A comprehensive analysis of the House Pricing dataset with various regression models and feature selection techniques. Score on Kaggle: 0.15
- Data cleaning Handling missing values, outliers, and inconsistencies.
- Exploratory Data Analysis Understanding the data through summary statistics and visualizations.
- bar plots, count plots, scatter plots, hexplot, probability plots, histograms
- Feature Engineering Creating new features or modifying existing ones to improve model performance, such as the "extraordinary" feature storing the information about extra add-ons in house.
- Feature Selection: Identifying and selecting the most important features for the model.

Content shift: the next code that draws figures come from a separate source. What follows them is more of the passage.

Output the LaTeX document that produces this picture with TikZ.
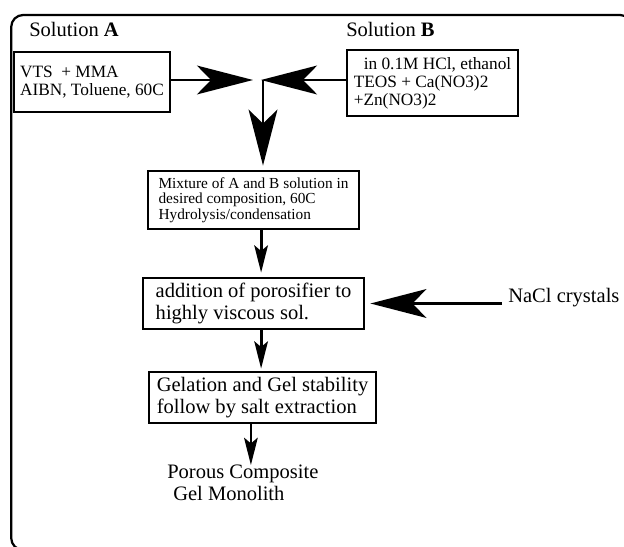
\documentclass[tikz,border=0pt]{standalone}
\usepackage{fontspec}
\setmainfont{Liberation Serif}
\usetikzlibrary{arrows.meta,calc,positioning}
\newcommand{\bigtxt}{\fontsize{14.6}{15.6}\selectfont}
\newcommand{\midtxt}{\fontsize{12.3}{12.8}\selectfont}
\newcommand{\smalltxt}{\fontsize{10.9}{10.9}\selectfont}

\begin{document}
\begin{tikzpicture}[
  x=1cm,y=1cm,
  >=Stealth,
  bigflow/.style={-{Stealth[length=1.4cm,width=.72cm,inset=.35cm]}, line width=2pt},
  flow/.style={-{Stealth[length=.68cm,width=.34cm,inset=.14cm]}, line width=2pt},
  stage/.style={draw, line width=2pt, align=left, inner xsep=.1cm, inner ysep=0pt},
  lbl/.style={inner sep=0pt, align=left, font=\bigtxt},
]
\useasboundingbox (0,0) rectangle (15.6,13.65);
\draw[line width=1.6pt, rounded corners=.3cm] (0.28,13.275) rectangle (15.8,-0.1);

\node[lbl, anchor=base west] (solA) at (0.725,12.725) {Solution \textbf{A}};
\node[lbl, anchor=base west] (solB) at (8.65,12.725) {Solution \textbf{B}};

\node[stage, font=\midtxt, minimum width=3.9cm, minimum height=1.5cm] (mixA) at (2.3,11.6)
  {VTS~ + MMA\\AIBN, Toluene, 60C};
\node[stage, font=\midtxt, minimum width=4.275cm, minimum height=1.65cm] (mixB) at (10.8125,11.575)
  {\hspace*{.25cm}in 0.1M HCl, ethanol\\TEOS + Ca(NO3)2\\+Zn(NO3)2};
\node[stage, font=\smalltxt, minimum width=5.275cm, minimum height=1.45cm] (blend) at (6.3375,8.65)
  {Mixture of A and B solution in\\desired composition, 60C\\Hydrolysis/condensation};
\node[stage, font=\bigtxt, minimum width=5.525cm, minimum height=1.275cm] (poro) at (6.3375,6.0625)
  {addition of porosifier to\\highly viscous sol.};
\node[stage, font=\bigtxt, minimum width=5.675cm, minimum height=1.275cm] (gel) at (6.5625,3.7125)
  {Gelation and Gel stability\\follow by salt extraction};

\node[lbl, anchor=base west] (nacl) at (12.7,6.1) {NaCl crystals};
\node[lbl, anchor=north west] (porous) at (4.175,2.025) {Porous Composite\\\hspace*{.15cm}Gel Monolith};

\coordinate (join) at (6.575,11.65);
\draw[bigflow, shorten >=.25cm] (mixA.east |- join) -- (join);
\draw[bigflow, shorten >=-.05cm] (mixB.west |- join) -- (join);
\draw[bigflow, shorten >=.1cm] (join) -- (join |- blend.north);
\draw[flow, shorten >=.1cm] ([xshift=.19cm]blend.south) -- ([xshift=.19cm]blend.south |- poro.north);
\draw[flow, shorten >=.05cm] ([xshift=.19cm]poro.south) -- ([xshift=.19cm]poro.south |- gel.north);
\draw[flow] ([xshift=-.29cm]gel.south) -- ([xshift=-.29cm]gel.south |- porous.north);
\draw[bigflow, shorten >=.125cm, shorten <=.15cm] (nacl.west |- poro.east) -- (poro.east);
\end{tikzpicture}
\end{document}
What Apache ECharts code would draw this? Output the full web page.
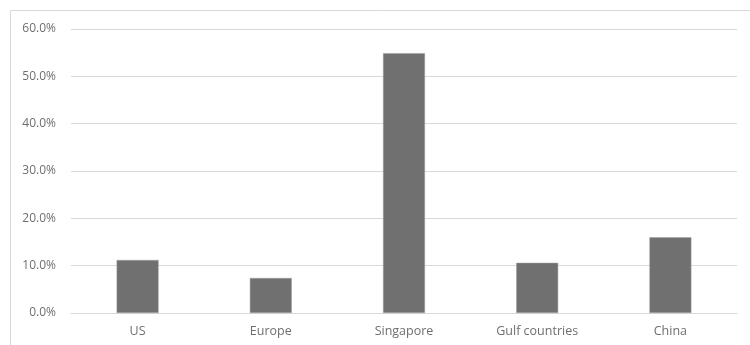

Techniques used:
- VarianceThreshold: Removes features with low variance.
- Eliminating highly correlated features,
- Correlation Matrix: Identifies the most correlated features.
- RFE (Recursive Feature Elimination): Selects features by recursively considering smaller sets of features.

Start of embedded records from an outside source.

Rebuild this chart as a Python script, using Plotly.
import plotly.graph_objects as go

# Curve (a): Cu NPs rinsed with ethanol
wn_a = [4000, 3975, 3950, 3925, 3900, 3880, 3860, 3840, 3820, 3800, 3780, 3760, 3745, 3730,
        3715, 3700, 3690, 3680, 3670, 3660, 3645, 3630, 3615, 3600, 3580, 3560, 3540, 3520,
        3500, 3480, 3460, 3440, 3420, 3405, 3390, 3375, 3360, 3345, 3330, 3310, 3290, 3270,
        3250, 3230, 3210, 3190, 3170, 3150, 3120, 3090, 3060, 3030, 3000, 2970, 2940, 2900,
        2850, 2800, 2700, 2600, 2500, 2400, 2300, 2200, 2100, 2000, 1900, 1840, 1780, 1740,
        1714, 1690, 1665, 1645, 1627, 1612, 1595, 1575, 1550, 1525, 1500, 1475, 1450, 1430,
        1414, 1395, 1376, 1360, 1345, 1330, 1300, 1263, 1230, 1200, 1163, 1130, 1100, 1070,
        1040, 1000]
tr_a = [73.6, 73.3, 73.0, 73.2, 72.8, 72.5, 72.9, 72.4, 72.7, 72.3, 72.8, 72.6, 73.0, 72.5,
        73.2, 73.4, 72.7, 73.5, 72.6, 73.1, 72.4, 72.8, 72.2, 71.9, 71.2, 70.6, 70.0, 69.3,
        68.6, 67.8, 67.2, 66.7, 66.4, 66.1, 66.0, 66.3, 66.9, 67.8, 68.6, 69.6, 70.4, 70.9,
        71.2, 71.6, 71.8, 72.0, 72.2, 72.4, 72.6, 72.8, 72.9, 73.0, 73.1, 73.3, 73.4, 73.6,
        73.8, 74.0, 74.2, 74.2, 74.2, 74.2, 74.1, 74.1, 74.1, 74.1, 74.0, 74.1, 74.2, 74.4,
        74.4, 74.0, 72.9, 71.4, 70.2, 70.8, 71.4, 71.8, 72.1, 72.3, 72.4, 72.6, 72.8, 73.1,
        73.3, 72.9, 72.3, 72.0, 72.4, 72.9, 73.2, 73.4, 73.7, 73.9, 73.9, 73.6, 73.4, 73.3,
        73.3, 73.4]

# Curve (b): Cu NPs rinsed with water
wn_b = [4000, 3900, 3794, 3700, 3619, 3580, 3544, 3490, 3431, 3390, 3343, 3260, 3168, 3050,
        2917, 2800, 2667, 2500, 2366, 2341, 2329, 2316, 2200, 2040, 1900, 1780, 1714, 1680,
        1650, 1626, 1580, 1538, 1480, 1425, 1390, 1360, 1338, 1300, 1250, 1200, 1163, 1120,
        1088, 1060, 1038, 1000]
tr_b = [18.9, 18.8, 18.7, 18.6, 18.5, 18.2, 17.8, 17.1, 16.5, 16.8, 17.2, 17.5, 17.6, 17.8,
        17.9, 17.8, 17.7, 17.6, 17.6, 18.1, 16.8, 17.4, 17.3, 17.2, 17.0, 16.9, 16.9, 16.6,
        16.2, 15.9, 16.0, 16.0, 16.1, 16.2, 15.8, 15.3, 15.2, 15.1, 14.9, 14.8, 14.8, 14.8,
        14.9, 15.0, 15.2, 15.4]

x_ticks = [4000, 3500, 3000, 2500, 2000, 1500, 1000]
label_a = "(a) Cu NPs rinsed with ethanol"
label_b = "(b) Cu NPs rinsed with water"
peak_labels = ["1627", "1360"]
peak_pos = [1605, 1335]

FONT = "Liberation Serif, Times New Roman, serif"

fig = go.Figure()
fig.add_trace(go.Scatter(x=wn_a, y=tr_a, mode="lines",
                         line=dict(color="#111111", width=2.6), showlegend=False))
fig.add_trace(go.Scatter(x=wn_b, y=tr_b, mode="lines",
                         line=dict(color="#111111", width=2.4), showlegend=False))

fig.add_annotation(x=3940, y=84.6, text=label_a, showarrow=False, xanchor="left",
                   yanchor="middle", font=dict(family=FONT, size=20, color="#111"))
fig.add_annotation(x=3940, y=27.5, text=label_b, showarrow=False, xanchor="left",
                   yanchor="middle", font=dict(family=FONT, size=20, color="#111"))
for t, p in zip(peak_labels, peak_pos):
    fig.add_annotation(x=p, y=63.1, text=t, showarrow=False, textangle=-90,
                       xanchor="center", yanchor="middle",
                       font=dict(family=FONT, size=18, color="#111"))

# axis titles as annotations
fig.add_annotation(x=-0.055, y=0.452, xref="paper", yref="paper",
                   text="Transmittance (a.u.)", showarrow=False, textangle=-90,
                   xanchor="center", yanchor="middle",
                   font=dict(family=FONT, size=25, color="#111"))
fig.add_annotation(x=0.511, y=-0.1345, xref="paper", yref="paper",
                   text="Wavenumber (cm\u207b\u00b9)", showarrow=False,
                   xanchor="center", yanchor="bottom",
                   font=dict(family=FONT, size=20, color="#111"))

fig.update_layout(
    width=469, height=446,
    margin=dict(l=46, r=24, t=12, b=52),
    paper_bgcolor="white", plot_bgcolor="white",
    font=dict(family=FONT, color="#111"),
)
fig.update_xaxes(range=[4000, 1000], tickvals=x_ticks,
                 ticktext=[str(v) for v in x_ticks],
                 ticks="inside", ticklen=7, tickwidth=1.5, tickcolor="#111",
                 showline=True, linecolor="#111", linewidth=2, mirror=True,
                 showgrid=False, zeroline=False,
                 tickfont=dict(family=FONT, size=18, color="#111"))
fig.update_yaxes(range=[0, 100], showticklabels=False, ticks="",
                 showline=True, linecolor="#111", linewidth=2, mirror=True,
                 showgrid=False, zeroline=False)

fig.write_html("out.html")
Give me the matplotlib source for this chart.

- AIC Minimization Method: Stepwise regression using the dmba library to select features based on the Akaike Information Criterion.
- Regression Diagnostics: Performing comprehensive diagnostics including:
- Coefficient Analysis: Evaluating the significance and impact of each feature's coefficient.
- Multicollinearity Rejection Using VIF (Variance Inflation Factor): Identifying and removing highly collinear features.
- Residual Analysis: Checking the residuals to ensure they meet assumptions (e.g., normality, homoscedasticity).
- Partial Residual Analysis: Understanding the relationship between each predictor and the response, adjusting for other predictors.
- Leverage and Influence: Using the OLS method with the statsmodels library to identify influential data points.
- Outlier Handling: Detecting and managing outliers.
- Cook's Distance: Measuring the influence of each observation on the fitted model.
- Hat Values: Identifying leverage points in the data.
- Studentized Residuals: Identifying outliers based on standardized residuals.
- Model Building: Selecting and training regression models.
- Standardization: StandardScaler
- testing influence of various feature set on model performance
- Linear models Linear Regression, Ridge, Lasso, ElasticNet
- Tree-based models Random Forest
- Cross-validation techniques & Hyperparameter: K-Fold Cross-Validation and Grid Search
- Model Evaluation: Assessing the performance of models using appropriate metrics.
- RMSE, MAE, MAD, R^2
- Feature Importance, permutation importance to evaluate feature relevance.
- Deployment: Implementing the model in for Kaggle compatiion
- Python: Pandas, NumPy, Scikit-learn, statsmod, Scipy, Matplotlib, Seaborn, dmba
- Jupyter Notebooks
- Revision Control: Git